• DATA SECTION
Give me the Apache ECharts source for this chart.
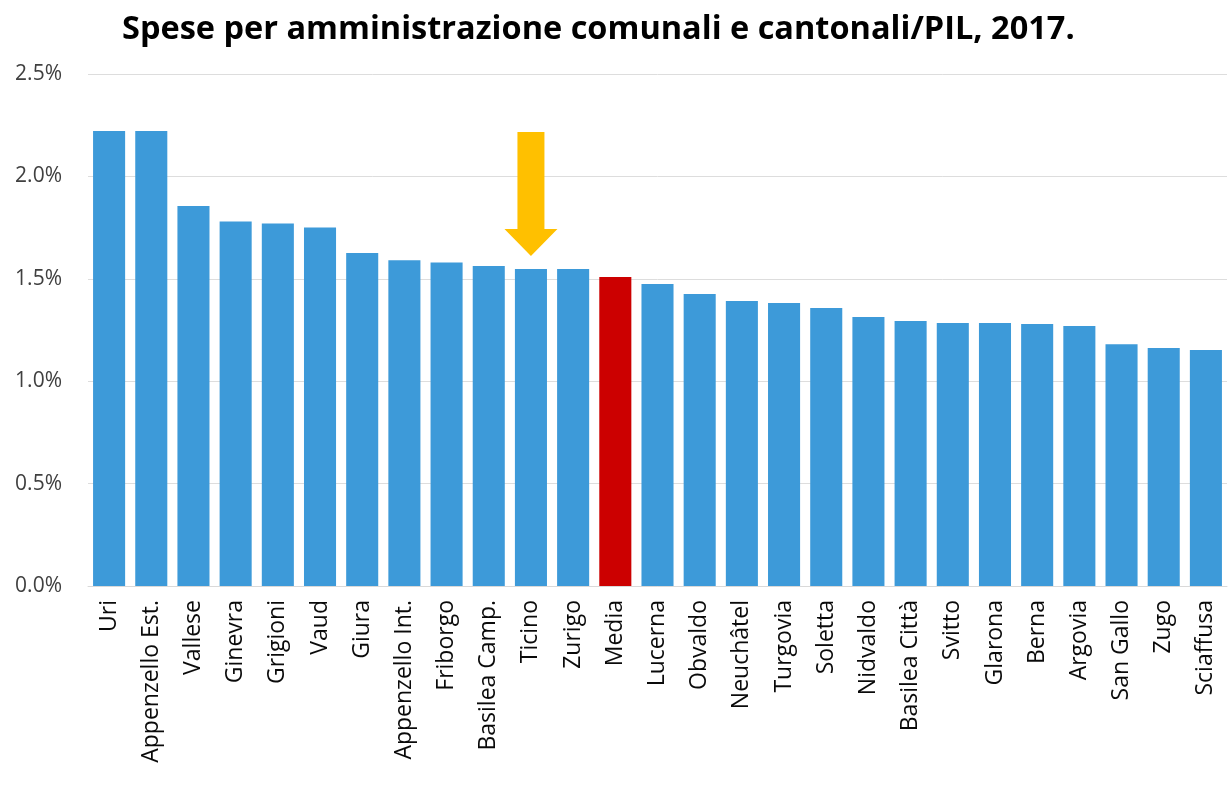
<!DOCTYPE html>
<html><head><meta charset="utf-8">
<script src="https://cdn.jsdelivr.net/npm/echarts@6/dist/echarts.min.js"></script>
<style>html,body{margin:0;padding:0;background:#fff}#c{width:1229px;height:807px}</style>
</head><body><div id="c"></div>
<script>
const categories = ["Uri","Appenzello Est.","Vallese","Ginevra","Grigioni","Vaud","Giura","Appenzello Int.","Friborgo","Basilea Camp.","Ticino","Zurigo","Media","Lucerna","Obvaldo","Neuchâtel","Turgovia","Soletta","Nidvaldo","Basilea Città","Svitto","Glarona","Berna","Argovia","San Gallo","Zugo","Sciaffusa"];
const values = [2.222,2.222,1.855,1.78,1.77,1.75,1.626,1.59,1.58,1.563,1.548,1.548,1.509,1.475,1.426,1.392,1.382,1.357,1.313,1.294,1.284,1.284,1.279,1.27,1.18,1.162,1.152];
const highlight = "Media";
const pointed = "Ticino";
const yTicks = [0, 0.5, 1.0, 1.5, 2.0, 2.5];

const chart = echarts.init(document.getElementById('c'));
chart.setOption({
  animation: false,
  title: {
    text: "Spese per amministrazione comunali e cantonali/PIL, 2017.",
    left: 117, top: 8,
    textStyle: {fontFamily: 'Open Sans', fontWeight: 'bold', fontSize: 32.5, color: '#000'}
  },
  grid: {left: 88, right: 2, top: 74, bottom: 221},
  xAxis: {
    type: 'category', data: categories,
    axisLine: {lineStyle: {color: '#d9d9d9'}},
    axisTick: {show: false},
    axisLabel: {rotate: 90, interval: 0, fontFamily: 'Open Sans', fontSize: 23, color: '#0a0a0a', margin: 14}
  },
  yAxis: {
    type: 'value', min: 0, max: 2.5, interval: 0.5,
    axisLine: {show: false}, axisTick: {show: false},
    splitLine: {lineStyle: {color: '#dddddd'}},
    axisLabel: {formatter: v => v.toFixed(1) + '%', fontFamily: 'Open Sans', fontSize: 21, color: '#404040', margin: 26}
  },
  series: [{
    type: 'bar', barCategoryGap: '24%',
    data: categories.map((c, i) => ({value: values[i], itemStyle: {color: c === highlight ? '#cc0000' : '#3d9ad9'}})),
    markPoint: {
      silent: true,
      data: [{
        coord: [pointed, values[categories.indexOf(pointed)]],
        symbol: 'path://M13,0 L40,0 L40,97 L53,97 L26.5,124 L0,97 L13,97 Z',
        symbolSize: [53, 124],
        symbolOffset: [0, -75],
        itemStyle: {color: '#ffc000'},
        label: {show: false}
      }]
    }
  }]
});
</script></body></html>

• DIRECTION
Repeat the listing above up to and including the line with "const yTicks = [0, 0.5, 1.0, 1.5, 2.0, 2.5];", starting from its first line. Drop any pictures.

• WORKED ANSWER
Give me the Apache ECharts source for this chart.
<!DOCTYPE html>
<html><head><meta charset="utf-8">
<script src="https://cdn.jsdelivr.net/npm/echarts@6/dist/echarts.min.js"></script>
<style>html,body{margin:0;padding:0;background:#fff}#c{width:1229px;height:807px}</style>
</head><body><div id="c"></div>
<script>
const categories = ["Uri","Appenzello Est.","Vallese","Ginevra","Grigioni","Vaud","Giura","Appenzello Int.","Friborgo","Basilea Camp.","Ticino","Zurigo","Media","Lucerna","Obvaldo","Neuchâtel","Turgovia","Soletta","Nidvaldo","Basilea Città","Svitto","Glarona","Berna","Argovia","San Gallo","Zugo","Sciaffusa"];
const values = [2.222,2.222,1.855,1.78,1.77,1.75,1.626,1.59,1.58,1.563,1.548,1.548,1.509,1.475,1.426,1.392,1.382,1.357,1.313,1.294,1.284,1.284,1.279,1.27,1.18,1.162,1.152];
const highlight = "Media";
const pointed = "Ticino";
const yTicks = [0, 0.5, 1.0, 1.5, 2.0, 2.5];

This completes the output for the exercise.